State Senator Pitches New Kind of Car Tax

The top Democrat in the Connecticut says it’s time for a change in the way the state and municipalities charge their residents for their cars.

State Sen. Martin Looney is crafting a proposal that could do one of several things, such as create a median rate at which certain property would be taxed and allow municipalities room to meet their revenue needs. The proposal could also provide some kind of tax break up to a certain level.

“There has to be some progressivity in it by exempting part of the value of the car, let's say $4,000,” Looney said Thursday. “So someone who, let's say, has a car that's only worth $5,000, they might only pay $1,000 on that with a $4,000 exemption, whereas someone whose car is assessed at $40,000 would get taxed at $36,000."

Individual towns and cities set their own mill rates at which property is taxed. Such a system leads to automobiles with the same assessed value having drastically different tax bills depending on the municipality.

According to the Connecticut Office of Policy and Management, the same $20,000 car carries a tax bill of $1,486 in Hartford, $831 in New Haven and just $219 in Greenwich.

Looney says it’s time to stop penalizing Connecticut residents based on where they live.

"I think the system, such that I've suggested here, I think, would build much more fairness into a system that's just grossly unfair now," Looney said.

The Connecticut Conference of Municipalities estimates that $800 million in annual revenue goes to cities and towns as a direct result of the car tax.

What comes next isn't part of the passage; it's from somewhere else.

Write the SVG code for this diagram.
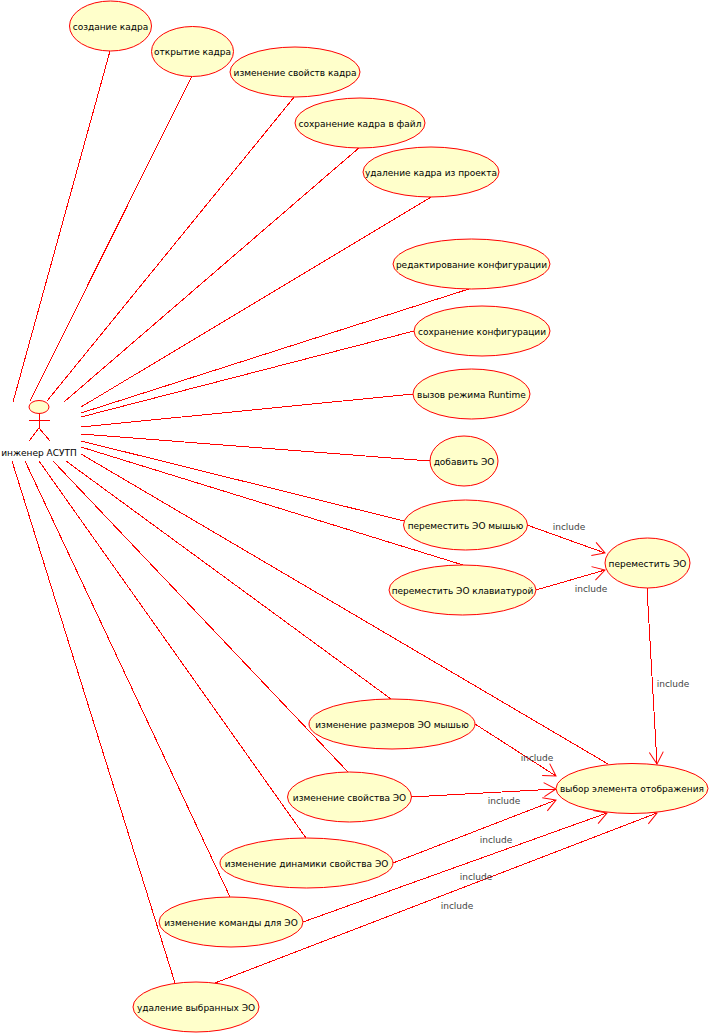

“CCM’s concerns focus around the ability of the state to establish and maintain a lock box to ensure the revenues are returned to towns in the short and long-term; and that all towns are held-harmless and maintain at least the same level of revenues,” CCM spokesperson Kevin Maloney said in a statement.

Maloney added that a change to the way cars are taxed could lead to tax hikes on other property likes homes and businesses.

Officials with the Connecticut Business and Industry Association also say they could see some issues with changes to the car tax.

"Let's say you have a large fleet of automobiles so if you're in a town where that mill rate is going to go up, that can be a significant cost increase for you and the alternative is that if you're in a town where the mill rate is going to go down, it could be a cost savings. So it really depends town by town and what the plan is," said Joe Brennan, the group’s President and CEO.